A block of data
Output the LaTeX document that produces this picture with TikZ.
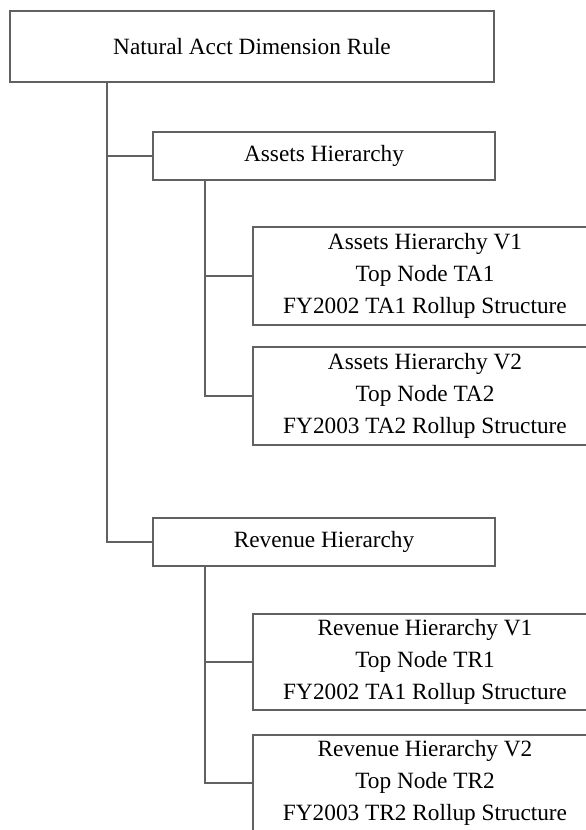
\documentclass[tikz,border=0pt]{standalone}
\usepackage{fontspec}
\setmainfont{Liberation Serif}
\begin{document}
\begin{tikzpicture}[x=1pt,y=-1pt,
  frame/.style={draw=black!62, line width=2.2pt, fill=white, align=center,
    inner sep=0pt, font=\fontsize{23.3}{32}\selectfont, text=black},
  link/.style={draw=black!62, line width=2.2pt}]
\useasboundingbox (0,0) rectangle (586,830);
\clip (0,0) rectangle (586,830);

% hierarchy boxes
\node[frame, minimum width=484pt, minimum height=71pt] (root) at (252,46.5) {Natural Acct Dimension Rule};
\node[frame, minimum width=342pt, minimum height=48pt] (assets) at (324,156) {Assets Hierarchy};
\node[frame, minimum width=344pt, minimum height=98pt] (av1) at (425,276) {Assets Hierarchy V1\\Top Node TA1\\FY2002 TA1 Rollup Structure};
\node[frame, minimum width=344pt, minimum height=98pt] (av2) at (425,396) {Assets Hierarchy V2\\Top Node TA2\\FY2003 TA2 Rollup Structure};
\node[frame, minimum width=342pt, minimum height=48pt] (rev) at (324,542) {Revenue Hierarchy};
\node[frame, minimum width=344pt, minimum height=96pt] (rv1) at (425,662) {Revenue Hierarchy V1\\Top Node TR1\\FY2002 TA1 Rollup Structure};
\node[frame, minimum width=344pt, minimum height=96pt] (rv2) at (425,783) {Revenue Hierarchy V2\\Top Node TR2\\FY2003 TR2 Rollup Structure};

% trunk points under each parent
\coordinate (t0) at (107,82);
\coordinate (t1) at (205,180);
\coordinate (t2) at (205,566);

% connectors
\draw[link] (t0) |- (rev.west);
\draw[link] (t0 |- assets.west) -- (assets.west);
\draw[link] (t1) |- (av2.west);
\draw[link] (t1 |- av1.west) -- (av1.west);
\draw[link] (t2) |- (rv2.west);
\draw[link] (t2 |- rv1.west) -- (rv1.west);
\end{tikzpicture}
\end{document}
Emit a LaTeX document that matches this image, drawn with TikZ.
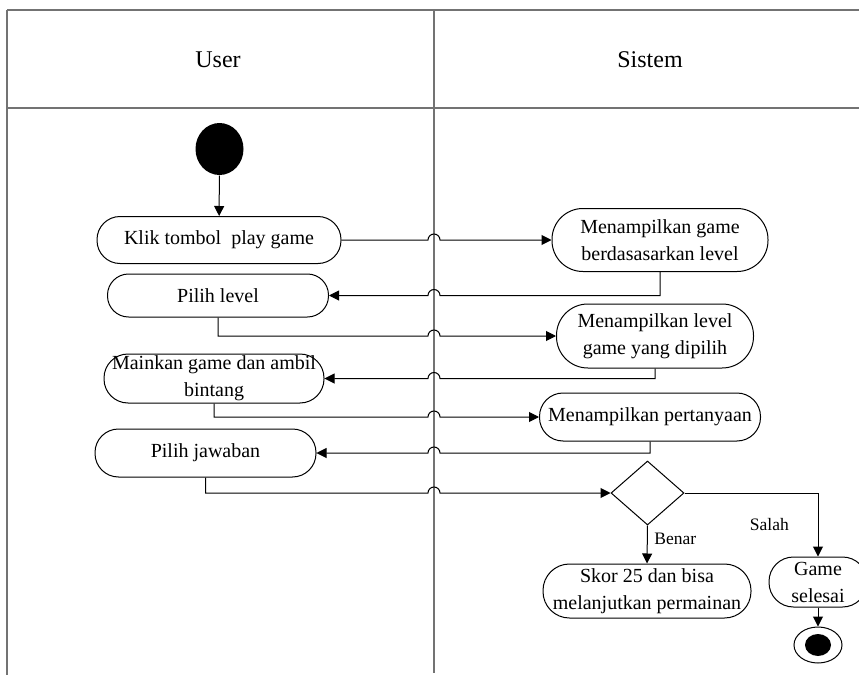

_TO DO_: Copy out the entries verbatim and leave the images out.

_EXERCISE OUTPUT_:
Output the LaTeX document that produces this picture with TikZ.
\documentclass[tikz,border=0pt]{standalone}
\usepackage{fontspec}
\setmainfont{Liberation Serif}
\begin{document}
\begin{tikzpicture}[x=1pt,y=-1pt,
  frame/.style={draw=black!62, line width=2.2pt, fill=white, align=center,
    inner sep=0pt, font=\fontsize{23.3}{32}\selectfont, text=black},
  link/.style={draw=black!62, line width=2.2pt}]
\useasboundingbox (0,0) rectangle (586,830);
\clip (0,0) rectangle (586,830);

% hierarchy boxes
\node[frame, minimum width=484pt, minimum height=71pt] (root) at (252,46.5) {Natural Acct Dimension Rule};
\node[frame, minimum width=342pt, minimum height=48pt] (assets) at (324,156) {Assets Hierarchy};
\node[frame, minimum width=344pt, minimum height=98pt] (av1) at (425,276) {Assets Hierarchy V1\\Top Node TA1\\FY2002 TA1 Rollup Structure};
\node[frame, minimum width=344pt, minimum height=98pt] (av2) at (425,396) {Assets Hierarchy V2\\Top Node TA2\\FY2003 TA2 Rollup Structure};
\node[frame, minimum width=342pt, minimum height=48pt] (rev) at (324,542) {Revenue Hierarchy};
\node[frame, minimum width=344pt, minimum height=96pt] (rv1) at (425,662) {Revenue Hierarchy V1\\Top Node TR1\\FY2002 TA1 Rollup Structure};
\node[frame, minimum width=344pt, minimum height=96pt] (rv2) at (425,783) {Revenue Hierarchy V2\\Top Node TR2\\FY2003 TR2 Rollup Structure};

% trunk points under each parent
\coordinate (t0) at (107,82);
\coordinate (t1) at (205,180);
\coordinate (t2) at (205,566);

% connectors
\draw[link] (t0) |- (rev.west);
\draw[link] (t0 |- assets.west) -- (assets.west);
\draw[link] (t1) |- (av2.west);
\draw[link] (t1 |- av1.west) -- (av1.west);
\draw[link] (t2) |- (rv2.west);
\draw[link] (t2 |- rv1.west) -- (rv1.west);
\end{tikzpicture}
\end{document}
Emit a LaTeX document that matches this image, drawn with TikZ.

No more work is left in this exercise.